Number 2: Curt Warner turned the Seahawks into a playoff team
Now 12s, I know football is the ultimate team sport. Number 28 wasn’t the only newcomer in Seattle in 1983. New head coach Chuck Knox certainly had a lot to do with the Seahawks success. Quarter Dave Krieg began to take the reins from Jim Zorn, and HOFer Steve Largent was in his prime. But Curt Warner was the man the Hawks turned to in crunch time. Before he was done, he’d write his name at the top of the Seahawks record book. His records have been surpassed, but he never was in the hearts of the 12s.
Unlike many of the great Hawks running backs, a lot was expected from Warner at the very start. He was the third player taken in the 1983 NFL draft after powering Penn State to a national title. Oddly enough, he teamed with a running back named Jon Willams in Happy Valley, and would welcome John L. Williams to Seattle in 1986. John L. was by far the superior iteration. As for Warner, he immediately lived up to those lofty expectations. His 1,449 yards were third in the league, 13 touchdowns were fourth, and was named to the Pro Bowl as a rookie. Oh, and helped carry the Hawks to the AFC Conference title game.

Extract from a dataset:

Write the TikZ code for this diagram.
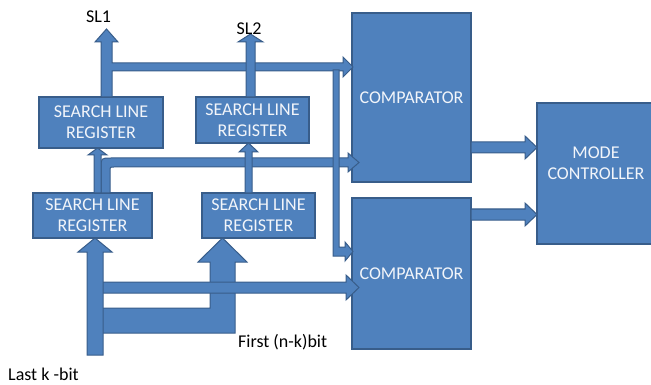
\documentclass[tikz,border=0pt]{standalone}
\usepackage{fontspec}
\setmainfont{Carlito}
\definecolor{blk}{HTML}{4F81BD}
\definecolor{edge}{HTML}{385D8A}
\definecolor{btxt}{HTML}{F2F5FA}
\tikzset{
  blockbox/.style={draw=edge, fill=blk, line width=1.2pt, inner sep=0pt},
  boxtext/.style={text=btxt, align=center, inner sep=0pt, font=\fontsize{18}{21}\selectfont},
  barrow/.style={draw=edge, fill=blk, line width=1pt, line join=miter},
  lbl/.style={font=\fontsize{18}{20}\selectfont, text=black, inner sep=0pt}
}
\begin{document}
\begin{tikzpicture}[x=1pt,y=-1pt]
\useasboundingbox (0,0) rectangle (651,385);
% blocks
\node[blockbox, minimum width=124pt, minimum height=51pt] (slrA) at (101,122.5) {};
\node[boxtext] at (slrA.center) {SEARCH LINE\\REGISTER};
\node[blockbox, minimum width=113pt, minimum height=46pt] (slrB) at (252.5,120) {};
\node[boxtext] at (slrB.center) {SEARCH LINE\\REGISTER};
\node[blockbox, minimum width=119pt, minimum height=45pt] (slrC) at (92.5,215.5) {};
\node[boxtext] at (slrC.center) {SEARCH LINE\\REGISTER};
\node[blockbox, minimum width=113pt, minimum height=45pt] (slrD) at (258.5,215.5) {};
\node[boxtext] at (slrD.center) {SEARCH LINE\\REGISTER};
\node[blockbox, minimum width=119pt, minimum height=169pt] (cmpA) at (411.5,97.5) {};
\node[boxtext] at (cmpA.center) {COMPARATOR};
\node[blockbox, minimum width=119pt, minimum height=151pt] (cmpB) at (411.5,273.5) {};
\node[boxtext] at (cmpB.center) {COMPARATOR};
\node[blockbox, minimum width=117pt, minimum height=141pt] (mode) at (595.5,173.5) {};
\node[boxtext] at (596,163) {MODE\\CONTROLLER};
% comparator -> mode controller
\draw[barrow] (471,142) -- (525,142) -- (525,136) -- (537,147.5) -- (525,159) -- (525,153) -- (471,153) -- cycle;
\draw[barrow] (471,209) -- (525,209) -- (525,203) -- (537,214.5) -- (525,226) -- (525,220) -- (471,220) -- cycle;
% bottom L-shaped arrow (first n-k bits)
\draw[barrow] (102,308) -- (210,308) -- (210,262) -- (198,262) -- (222.5,238) -- (247,262) -- (235,262) -- (235,333) -- (102,333) -- cycle;
% horizontal arrow to comparator 2
\draw[barrow] (102,282) -- (346,282) -- (346,275) -- (359,287.5) -- (346,300) -- (346,293) -- (102,293) -- cycle;
% big left up arrow (last k bits)
\draw[barrow] (87,355) -- (87,252) -- (78,252) -- (95,238) -- (112,252) -- (103,252) -- (103,355) -- cycle;
% SL1 and branch to comparator 1
\draw[barrow] (101,97) -- (101,42) -- (95,42) -- (106.5,29) -- (118,42) -- (112,42) -- (112,63) -- (343,63) -- (343,57) -- (353,67) -- (343,77) -- (343,71) -- (112,71) -- (112,97) -- cycle;
% SL2
\draw[barrow] (246,97) -- (246,42) -- (238,42) -- (250.5,34) -- (263,42) -- (255,42) -- (255,97) -- cycle;
% curved branch from lower left register to comparator 1
\draw[barrow] (101,193) -- (101,168) .. controls (101,158) .. (111,158) -- (348,158) -- (348,153) -- (359,162.5) -- (348,172) -- (348,167) -- (114,167) .. controls (110,167) .. (110,171) -- (110,193) -- cycle;
% lower left register -> upper left register
\draw[barrow] (94,193) -- (94,155) -- (88,155) -- (97.5,148) -- (107,155) -- (101,155) -- (101,193) -- cycle;
% lower right register -> upper right register
\draw[barrow] (245,193) -- (245,152) -- (239,152) -- (248.5,143) -- (258,152) -- (252,152) -- (252,193) -- cycle;
% thin vertical bar to comparator 2
\draw[barrow] (333,70) -- (339,70) -- (339,247) -- (345,247) -- (345,242) -- (353,251.5) -- (345,261) -- (345,256) -- (333,256) -- cycle;
% labels
\node[lbl] (sl1) at (98.5,17) {SL1};
\node[lbl] (sl2) at (249,29) {SL2};
\node[lbl, anchor=west] (first) at (238,342) {First (n-k)bit};
\node[lbl, anchor=west] (last) at (8,374) {Last k -bit};
\end{tikzpicture}
\end{document}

His sophomore season was a disaster as a knee injury in week one took him out for the season. Happily for the 12s, he returned in 1985 after a year of grueling therapy on his reconstructed knee. He played in all 16 games and posted another 1,000-yard season. He’d return to the Pro Bowl in ’86 and ’87, helping the Seahawks back to the playoffs in the latter season. From 1985 through 1989, he only missed four games and was a huge part of Seattle’s success.
Many 12s might be too young to remember Warner, but he was an absolute artist on the football field. He would dice up defenses with precision, cutting and gliding effortlessly to the endzone time and again. As Dave Boling wrote for the Spokesman-Review a few years ago, Warner often left defenders frozen as he’d instantaneously pivot and leave them grasping at air.
But all those precision cuts took a toll, too. Despite his brilliance, he was never quite the same after the knee surgery. Three ankle surgeries certainly didn’t help matters, either. He joined the Rams in 1990 for what would be his final season. As for the Seahawks, his 6,705 career yards still rank third, as do his 55 rushing touchdowns. In the crowded field of the ’80s best running backs – names like Eric Dickerson, Marcus Allen, and Tony Dorsett, Curt Warner was one of the best. He would have been the all-time leading rusher for the Buccaneers, Falcons, Patriots, Saints, and Texans. We 12s were blessed to have him.